BAGHDAD — Iraqi Prime Minister Nouri Maliki pleaded for "brotherhood and love" to unite a splintered nation in the face of sectarian violence a day after dozens of Iraqis in the capital were slain execution-style in broad daylight.

But only hours before he spoke to the Kurdish regional parliament in the relatively safe northern Iraqi city of Irbil, two more bombs exploded within minutes of each other in Baghdad, raising the death toll to more than 70 since a sectarian rampage began Saturday night.

Meanwhile, Army Maj. Gen. William B. Caldwell IV conceded Monday that the deployment of 50,000 U.S. and Iraqi troops to secure the streets of Baghdad had fallen behind in its goal to restore order and that "we still have tremendous inroads to make in that area."

The Monday morning bombings, which took place in an eastern section of the capital largely controlled by a Shiite Muslim militia, came on the heels of a weekend of bloody sectarian fighting that was gruesome even by Baghdad standards. According to police and witnesses, Shiite militiamen manning checkpoints in the religiously mixed Jihad neighborhood killed Sunni Arab motorists at point-blank range and dragged others from their homes before gunning them down. Sunnis responded by setting up roadblocks of their own, and a Shiite family of five was slain.

In his address to the Kurdish parliament, Maliki said reestablishing basic services, encouraging national reconciliation and rebuilding the security forces were the three steps needed to return stability to the country.
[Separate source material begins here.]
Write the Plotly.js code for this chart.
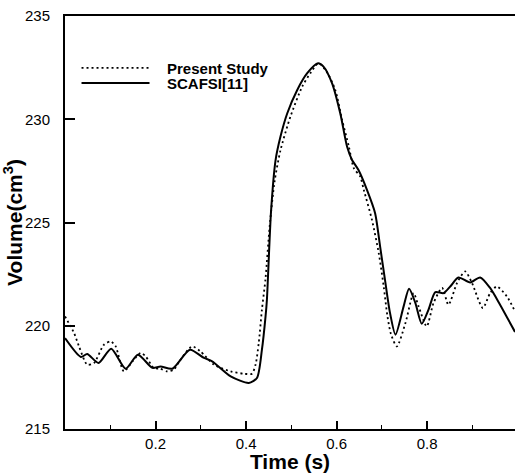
<!DOCTYPE html>
<html>
<head>
<meta charset="utf-8">
<script src="https://cdn.plot.ly/plotly-3.0.1.min.js"></script>
<style>html,body{margin:0;padding:0;background:#fff;overflow:hidden;}</style>
</head>
<body>
<div id="chart" style="width:515px;height:473px;"></div>
<script>
// SCAFSI[11] (solid)
var scafsiTime = [0, 0.035, 0.049, 0.074, 0.102, 0.134, 0.161, 0.193, 0.211, 0.237, 0.276, 0.307, 0.325, 0.366, 0.406, 0.424, 0.435, 0.443, 0.446, 0.455, 0.465, 0.476, 0.491, 0.513, 0.535, 0.559, 0.571, 0.590, 0.608, 0.623, 0.634, 0.648, 0.667, 0.685, 0.696, 0.707, 0.718, 0.730, 0.748, 0.760, 0.774, 0.788, 0.803, 0.818, 0.836, 0.851, 0.869, 0.895, 0.917, 0.939, 0.961, 0.994];
var scafsiVolume = [219.4, 218.49, 218.63, 218.2, 218.89, 217.92, 218.6, 217.96, 218.03, 217.92, 218.84, 218.44, 218.28, 217.55, 217.23, 217.47, 218.84, 220.45, 221.26, 225.5, 228.0, 229.16, 230.29, 231.42, 232.23, 232.71, 232.55, 231.74, 230.29, 228.68, 228.03, 227.55, 226.58, 225.45, 223.84, 222.2, 220.61, 219.57, 220.94, 221.79, 221.1, 220.1, 220.78, 221.63, 221.58, 221.9, 222.34, 222.1, 222.34, 221.83, 221.02, 219.7];

// Present Study (dotted)
var presentTime = [0, 0.02, 0.031, 0.049, 0.064, 0.086, 0.101, 0.112, 0.130, 0.150, 0.167, 0.178, 0.196, 0.210, 0.226, 0.240, 0.255, 0.281, 0.299, 0.329, 0.366, 0.395, 0.413, 0.421, 0.428, 0.435, 0.443, 0.452, 0.463, 0.476, 0.498, 0.524, 0.542, 0.560, 0.578, 0.597, 0.612, 0.627, 0.638, 0.652, 0.660, 0.678, 0.693, 0.704, 0.712, 0.720, 0.733, 0.752, 0.770, 0.781, 0.799, 0.814, 0.833, 0.847, 0.866, 0.884, 0.899, 0.923, 0.939, 0.954, 0.976, 0.994];
var presentVolume = [220.45, 219.65, 219.0, 218.12, 218.2, 219.08, 219.24, 219.0, 217.79, 218.3, 218.68, 218.52, 217.96, 217.92, 217.79, 217.87, 218.36, 219.0, 218.76, 218.12, 217.79, 217.68, 217.68, 218.12, 219.17, 220.78, 222.3, 224.8, 227.0, 228.5, 230.13, 231.58, 232.23, 232.71, 232.3, 231.42, 229.97, 228.68, 227.63, 227.23, 226.58, 225.13, 223.52, 221.9, 220.5, 219.6, 219.0, 220.13, 221.58, 220.94, 219.97, 221.1, 221.83, 221.02, 222.07, 222.63, 222.07, 220.86, 221.58, 221.9, 221.42, 220.7];

var seriesNames = ['Present Study', 'SCAFSI[11]'];
var xTickVals = [0.2, 0.4, 0.6, 0.8];
var yTickVals = [215, 220, 225, 230, 235];

var FONT = 'Liberation Sans, Arial, Helvetica, sans-serif';
var PAD = '\u00a0\u00a0\u00a0';

var traces = [
  {
    x: presentTime, y: presentVolume, name: PAD + seriesNames[0],
    type: 'scatter', mode: 'lines', legend: 'legend',
    line: {color: '#000', width: 1.8, dash: '2px,3px', shape: 'spline', smoothing: 0.7}
  },
  {
    x: scafsiTime, y: scafsiVolume, name: PAD + seriesNames[1],
    type: 'scatter', mode: 'lines', legend: 'legend2',
    line: {color: '#000', width: 2, shape: 'spline', smoothing: 0.7}
  }
];

function legendAt(yPaper) {
  return {
    x: 0.0256, y: yPaper, xanchor: 'left', yanchor: 'middle',
    bgcolor: 'rgba(0,0,0,0)', borderwidth: 0,
    font: {family: FONT, size: 15, weight: 'bold', color: '#000'},
    itemwidth: 68, tracegroupgap: 0
  };
}

var layout = {
  width: 515, height: 473,
  margin: {l: 65, r: 0, t: 16, b: 44},
  paper_bgcolor: '#fff', plot_bgcolor: '#fff',
  font: {family: FONT, color: '#000', size: 14},
  showlegend: true,
  legend: legendAt(0.874),
  legend2: legendAt(0.837),
  xaxis: {
    range: [0, 0.994],
    tickvals: xTickVals,
    ticks: 'inside', ticklen: 8, tickwidth: 2, tickcolor: '#000',
    minor: {dtick: 0.1, tick0: 0, ticks: 'inside', ticklen: 4, tickwidth: 1, tickcolor: '#000', showgrid: false},
    showline: true, linewidth: 2, linecolor: '#000', mirror: true,
    showgrid: false, zeroline: false,
    tickfont: {family: FONT, size: 15, color: '#000'},
    title: {text: 'Time (s)', font: {family: FONT, size: 21, weight: 'bold', color: '#000'}, standoff: 0}
  },
  yaxis: {
    range: [215, 235],
    tickvals: yTickVals,
    ticks: 'inside', ticklen: 10, tickwidth: 2, tickcolor: '#000',
    showline: true, linewidth: 2, linecolor: '#000',
    showgrid: false, zeroline: false,
    ticklabelstandoff: 10,
    tickfont: {family: FONT, size: 15, color: '#000'},
    title: {text: 'Volume(cm<sup>3</sup>)', font: {family: FONT, size: 21, weight: 'bold', color: '#000'}, standoff: 6}
  }
};

Plotly.newPlot('chart', traces, layout, {displayModeBar: false, staticPlot: true});
</script>
</body>
</html>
"We are not done yet facing the challenges," he said. "Now many are falling in the streets and many innocents are being targeted, but I am sure we cannot be defeated."

But on a day the prime minister attempted to project hope, the violence continued in Baghdad. A bomb exploded in a market area downtown, killing four and wounding 28 others, police said. Later in the day, Iraqi soldiers found three bodies on a bus parked along a road in the Amariya neighborhood. In the neighborhood of Dora, authorities imposed an afternoon and overnight curfew after clashes between residents and Shiite militiamen.

At a news conference Monday, Caldwell, the chief U.S. military spokesman in Baghdad, would not confirm which militia was believed involved in the execution slayings of Sunnis in the Jihad neighborhood over the weekend. Sunni leaders said it was the radical Shiite Al Mahdi army. The masked killers had virtually no opposition in the opening hours of their spree.

Al Mahdi army officials denied accusations that its members carried out the killings. But sectarian militias have been carving up Baghdad neighborhoods for weeks, killing some residents and causing others to flee their homes.

Caldwell, at a regular news briefing, said U.S. forces had hoped to be further along in securing the city's streets. "We're not there, but we're moving along in a positive direction in many, many areas," he said. "I think everybody had thought that perhaps it might be improving more than it is at this point."